- DO THIS
Any picture among the records should be left out, please; retype the rest exactly.

# start of DATA LISTING

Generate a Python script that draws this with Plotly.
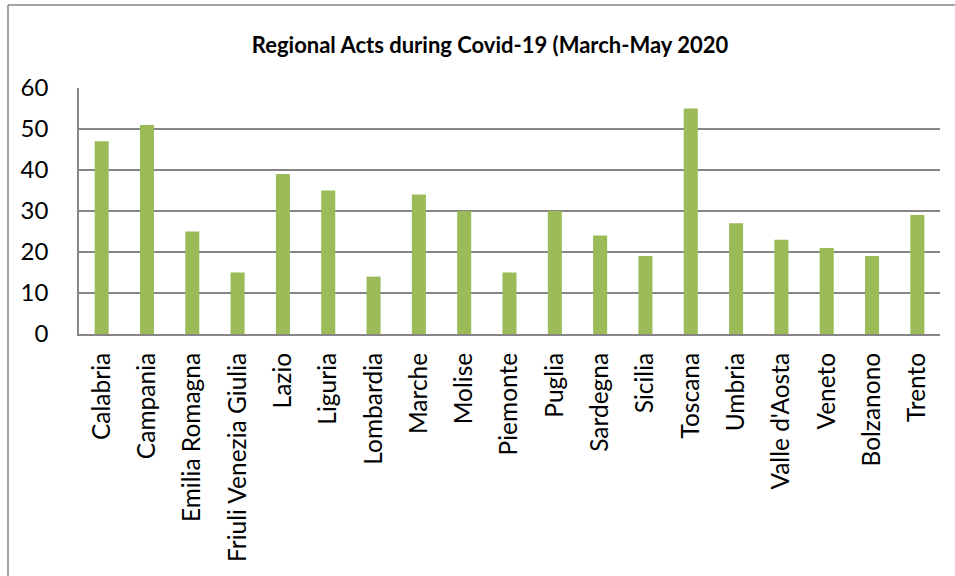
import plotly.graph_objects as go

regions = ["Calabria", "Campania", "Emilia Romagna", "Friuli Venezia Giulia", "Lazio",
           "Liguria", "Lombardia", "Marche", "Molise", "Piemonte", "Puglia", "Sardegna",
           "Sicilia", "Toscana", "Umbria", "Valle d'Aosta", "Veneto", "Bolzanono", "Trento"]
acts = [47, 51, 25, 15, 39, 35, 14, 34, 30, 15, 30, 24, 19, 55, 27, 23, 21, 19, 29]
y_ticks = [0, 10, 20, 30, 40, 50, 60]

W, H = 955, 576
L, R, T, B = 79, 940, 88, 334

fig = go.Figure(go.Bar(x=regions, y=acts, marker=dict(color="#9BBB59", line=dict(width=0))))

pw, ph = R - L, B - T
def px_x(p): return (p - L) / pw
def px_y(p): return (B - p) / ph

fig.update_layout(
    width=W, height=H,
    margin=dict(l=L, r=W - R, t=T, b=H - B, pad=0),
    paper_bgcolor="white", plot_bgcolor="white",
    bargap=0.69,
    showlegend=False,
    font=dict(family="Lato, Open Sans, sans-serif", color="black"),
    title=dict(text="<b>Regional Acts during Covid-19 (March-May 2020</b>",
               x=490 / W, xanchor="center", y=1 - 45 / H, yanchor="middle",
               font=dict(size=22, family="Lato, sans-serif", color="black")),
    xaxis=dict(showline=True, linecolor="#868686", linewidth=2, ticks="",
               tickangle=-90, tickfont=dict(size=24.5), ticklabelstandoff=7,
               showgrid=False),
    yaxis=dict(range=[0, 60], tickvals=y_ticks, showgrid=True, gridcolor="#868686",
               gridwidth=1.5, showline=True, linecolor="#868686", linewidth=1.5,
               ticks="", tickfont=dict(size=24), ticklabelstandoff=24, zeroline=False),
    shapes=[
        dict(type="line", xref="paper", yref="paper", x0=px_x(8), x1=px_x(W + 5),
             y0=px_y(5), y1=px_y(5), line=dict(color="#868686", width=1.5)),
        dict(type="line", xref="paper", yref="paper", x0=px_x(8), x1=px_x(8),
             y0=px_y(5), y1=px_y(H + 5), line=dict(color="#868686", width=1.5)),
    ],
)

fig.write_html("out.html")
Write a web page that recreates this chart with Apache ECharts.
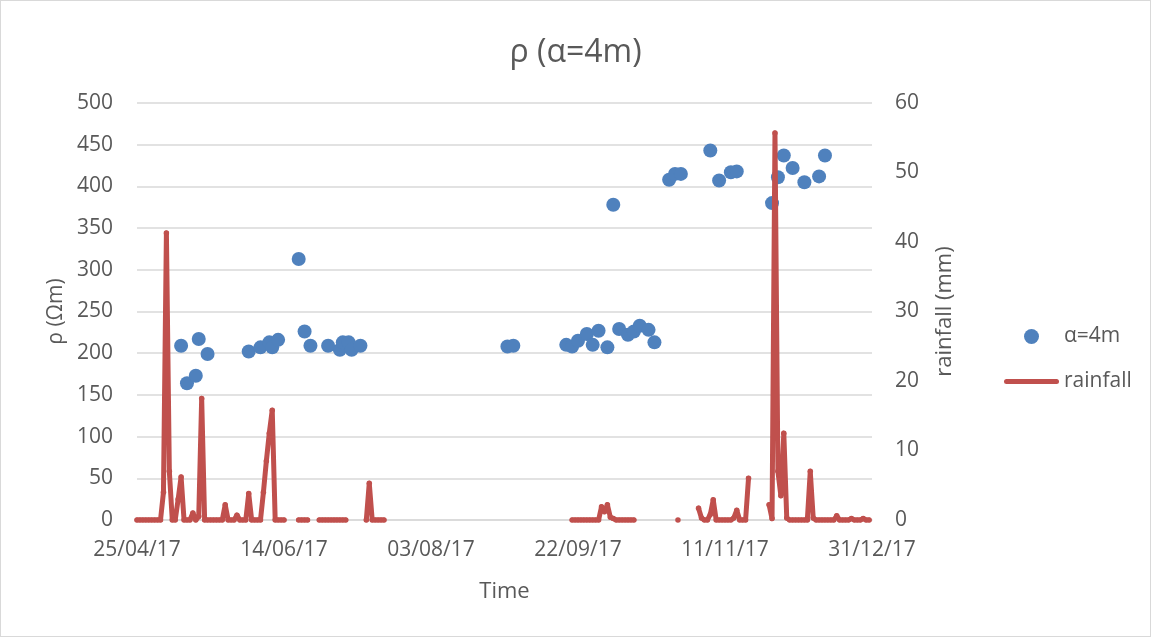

# end of DATA LISTING

- EXERCISE OUTPUT
Generate a Python script that draws this with Plotly.
import plotly.graph_objects as go

regions = ["Calabria", "Campania", "Emilia Romagna", "Friuli Venezia Giulia", "Lazio",
           "Liguria", "Lombardia", "Marche", "Molise", "Piemonte", "Puglia", "Sardegna",
           "Sicilia", "Toscana", "Umbria", "Valle d'Aosta", "Veneto", "Bolzanono", "Trento"]
acts = [47, 51, 25, 15, 39, 35, 14, 34, 30, 15, 30, 24, 19, 55, 27, 23, 21, 19, 29]
y_ticks = [0, 10, 20, 30, 40, 50, 60]

W, H = 955, 576
L, R, T, B = 79, 940, 88, 334

fig = go.Figure(go.Bar(x=regions, y=acts, marker=dict(color="#9BBB59", line=dict(width=0))))

pw, ph = R - L, B - T
def px_x(p): return (p - L) / pw
def px_y(p): return (B - p) / ph

fig.update_layout(
    width=W, height=H,
    margin=dict(l=L, r=W - R, t=T, b=H - B, pad=0),
    paper_bgcolor="white", plot_bgcolor="white",
    bargap=0.69,
    showlegend=False,
    font=dict(family="Lato, Open Sans, sans-serif", color="black"),
    title=dict(text="<b>Regional Acts during Covid-19 (March-May 2020</b>",
               x=490 / W, xanchor="center", y=1 - 45 / H, yanchor="middle",
               font=dict(size=22, family="Lato, sans-serif", color="black")),
    xaxis=dict(showline=True, linecolor="#868686", linewidth=2, ticks="",
               tickangle=-90, tickfont=dict(size=24.5), ticklabelstandoff=7,
               showgrid=False),
    yaxis=dict(range=[0, 60], tickvals=y_ticks, showgrid=True, gridcolor="#868686",
               gridwidth=1.5, showline=True, linecolor="#868686", linewidth=1.5,
               ticks="", tickfont=dict(size=24), ticklabelstandoff=24, zeroline=False),
    shapes=[
        dict(type="line", xref="paper", yref="paper", x0=px_x(8), x1=px_x(W + 5),
             y0=px_y(5), y1=px_y(5), line=dict(color="#868686", width=1.5)),
        dict(type="line", xref="paper", yref="paper", x0=px_x(8), x1=px_x(8),
             y0=px_y(5), y1=px_y(H + 5), line=dict(color="#868686", width=1.5)),
    ],
)

fig.write_html("out.html")
Write a web page that recreates this chart with Apache ECharts.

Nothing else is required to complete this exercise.